*Your task*. Write out all of the data without omission, exactly as shown.

*Raw data*.
--- begin ---
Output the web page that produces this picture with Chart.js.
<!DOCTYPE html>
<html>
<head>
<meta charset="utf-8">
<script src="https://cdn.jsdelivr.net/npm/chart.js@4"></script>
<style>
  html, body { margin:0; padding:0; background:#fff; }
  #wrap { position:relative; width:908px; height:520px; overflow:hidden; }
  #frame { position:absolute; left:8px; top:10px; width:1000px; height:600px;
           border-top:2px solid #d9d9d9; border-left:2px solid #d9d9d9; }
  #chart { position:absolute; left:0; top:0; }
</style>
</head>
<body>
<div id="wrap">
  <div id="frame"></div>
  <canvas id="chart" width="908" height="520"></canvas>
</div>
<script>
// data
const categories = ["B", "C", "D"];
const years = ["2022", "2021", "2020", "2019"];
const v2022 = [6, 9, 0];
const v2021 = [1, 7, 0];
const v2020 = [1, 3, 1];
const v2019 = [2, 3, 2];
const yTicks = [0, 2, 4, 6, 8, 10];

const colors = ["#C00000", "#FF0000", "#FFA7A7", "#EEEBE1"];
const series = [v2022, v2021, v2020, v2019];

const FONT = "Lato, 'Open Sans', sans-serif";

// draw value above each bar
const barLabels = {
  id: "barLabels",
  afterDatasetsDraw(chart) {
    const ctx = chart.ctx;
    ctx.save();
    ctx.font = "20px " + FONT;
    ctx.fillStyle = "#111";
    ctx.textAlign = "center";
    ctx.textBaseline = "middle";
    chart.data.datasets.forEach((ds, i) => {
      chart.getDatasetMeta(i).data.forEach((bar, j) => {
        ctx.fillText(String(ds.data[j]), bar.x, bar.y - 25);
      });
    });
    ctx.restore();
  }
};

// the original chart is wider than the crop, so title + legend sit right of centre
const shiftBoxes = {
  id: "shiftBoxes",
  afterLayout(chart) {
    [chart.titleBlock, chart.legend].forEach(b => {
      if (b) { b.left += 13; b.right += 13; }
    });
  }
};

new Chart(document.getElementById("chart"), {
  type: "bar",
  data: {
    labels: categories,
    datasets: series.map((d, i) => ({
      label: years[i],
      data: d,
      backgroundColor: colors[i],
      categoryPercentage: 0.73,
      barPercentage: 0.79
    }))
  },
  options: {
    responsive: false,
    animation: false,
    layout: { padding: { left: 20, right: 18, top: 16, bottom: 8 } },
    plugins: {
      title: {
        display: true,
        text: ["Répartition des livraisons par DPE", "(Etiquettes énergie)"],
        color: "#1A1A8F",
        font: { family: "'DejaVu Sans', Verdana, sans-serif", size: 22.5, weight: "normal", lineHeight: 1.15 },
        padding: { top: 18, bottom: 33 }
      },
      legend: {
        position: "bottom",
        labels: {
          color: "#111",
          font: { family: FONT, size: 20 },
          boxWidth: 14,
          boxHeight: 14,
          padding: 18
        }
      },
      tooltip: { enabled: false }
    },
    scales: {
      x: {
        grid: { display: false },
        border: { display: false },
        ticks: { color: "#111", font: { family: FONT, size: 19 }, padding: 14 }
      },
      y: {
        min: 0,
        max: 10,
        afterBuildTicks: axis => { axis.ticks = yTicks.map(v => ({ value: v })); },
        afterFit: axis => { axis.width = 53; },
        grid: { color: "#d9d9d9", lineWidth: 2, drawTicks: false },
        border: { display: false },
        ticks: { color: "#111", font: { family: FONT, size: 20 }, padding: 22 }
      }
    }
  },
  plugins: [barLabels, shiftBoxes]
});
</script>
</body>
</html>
--- end ---
*Expected answer*.
Output the web page that produces this picture with Chart.js.
<!DOCTYPE html>
<html>
<head>
<meta charset="utf-8">
<script src="https://cdn.jsdelivr.net/npm/chart.js@4"></script>
<style>
  html, body { margin:0; padding:0; background:#fff; }
  #wrap { position:relative; width:908px; height:520px; overflow:hidden; }
  #frame { position:absolute; left:8px; top:10px; width:1000px; height:600px;
           border-top:2px solid #d9d9d9; border-left:2px solid #d9d9d9; }
  #chart { position:absolute; left:0; top:0; }
</style>
</head>
<body>
<div id="wrap">
  <div id="frame"></div>
  <canvas id="chart" width="908" height="520"></canvas>
</div>
<script>
// data
const categories = ["B", "C", "D"];
const years = ["2022", "2021", "2020", "2019"];
const v2022 = [6, 9, 0];
const v2021 = [1, 7, 0];
const v2020 = [1, 3, 1];
const v2019 = [2, 3, 2];
const yTicks = [0, 2, 4, 6, 8, 10];

const colors = ["#C00000", "#FF0000", "#FFA7A7", "#EEEBE1"];
const series = [v2022, v2021, v2020, v2019];

const FONT = "Lato, 'Open Sans', sans-serif";

// draw value above each bar
const barLabels = {
  id: "barLabels",
  afterDatasetsDraw(chart) {
    const ctx = chart.ctx;
    ctx.save();
    ctx.font = "20px " + FONT;
    ctx.fillStyle = "#111";
    ctx.textAlign = "center";
    ctx.textBaseline = "middle";
    chart.data.datasets.forEach((ds, i) => {
      chart.getDatasetMeta(i).data.forEach((bar, j) => {
        ctx.fillText(String(ds.data[j]), bar.x, bar.y - 25);
      });
    });
    ctx.restore();
  }
};

// the original chart is wider than the crop, so title + legend sit right of centre
const shiftBoxes = {
  id: "shiftBoxes",
  afterLayout(chart) {
    [chart.titleBlock, chart.legend].forEach(b => {
      if (b) { b.left += 13; b.right += 13; }
    });
  }
};

new Chart(document.getElementById("chart"), {
  type: "bar",
  data: {
    labels: categories,
    datasets: series.map((d, i) => ({
      label: years[i],
      data: d,
      backgroundColor: colors[i],
      categoryPercentage: 0.73,
      barPercentage: 0.79
    }))
  },
  options: {
    responsive: false,
    animation: false,
    layout: { padding: { left: 20, right: 18, top: 16, bottom: 8 } },
    plugins: {
      title: {
        display: true,
        text: ["Répartition des livraisons par DPE", "(Etiquettes énergie)"],
        color: "#1A1A8F",
        font: { family: "'DejaVu Sans', Verdana, sans-serif", size: 22.5, weight: "normal", lineHeight: 1.15 },
        padding: { top: 18, bottom: 33 }
      },
      legend: {
        position: "bottom",
        labels: {
          color: "#111",
          font: { family: FONT, size: 20 },
          boxWidth: 14,
          boxHeight: 14,
          padding: 18
        }
      },
      tooltip: { enabled: false }
    },
    scales: {
      x: {
        grid: { display: false },
        border: { display: false },
        ticks: { color: "#111", font: { family: FONT, size: 19 }, padding: 14 }
      },
      y: {
        min: 0,
        max: 10,
        afterBuildTicks: axis => { axis.ticks = yTicks.map(v => ({ value: v })); },
        afterFit: axis => { axis.width = 53; },
        grid: { color: "#d9d9d9", lineWidth: 2, drawTicks: false },
        border: { display: false },
        ticks: { color: "#111", font: { family: FONT, size: 20 }, padding: 22 }
      }
    }
  },
  plugins: [barLabels, shiftBoxes]
});
</script>
</body>
</html>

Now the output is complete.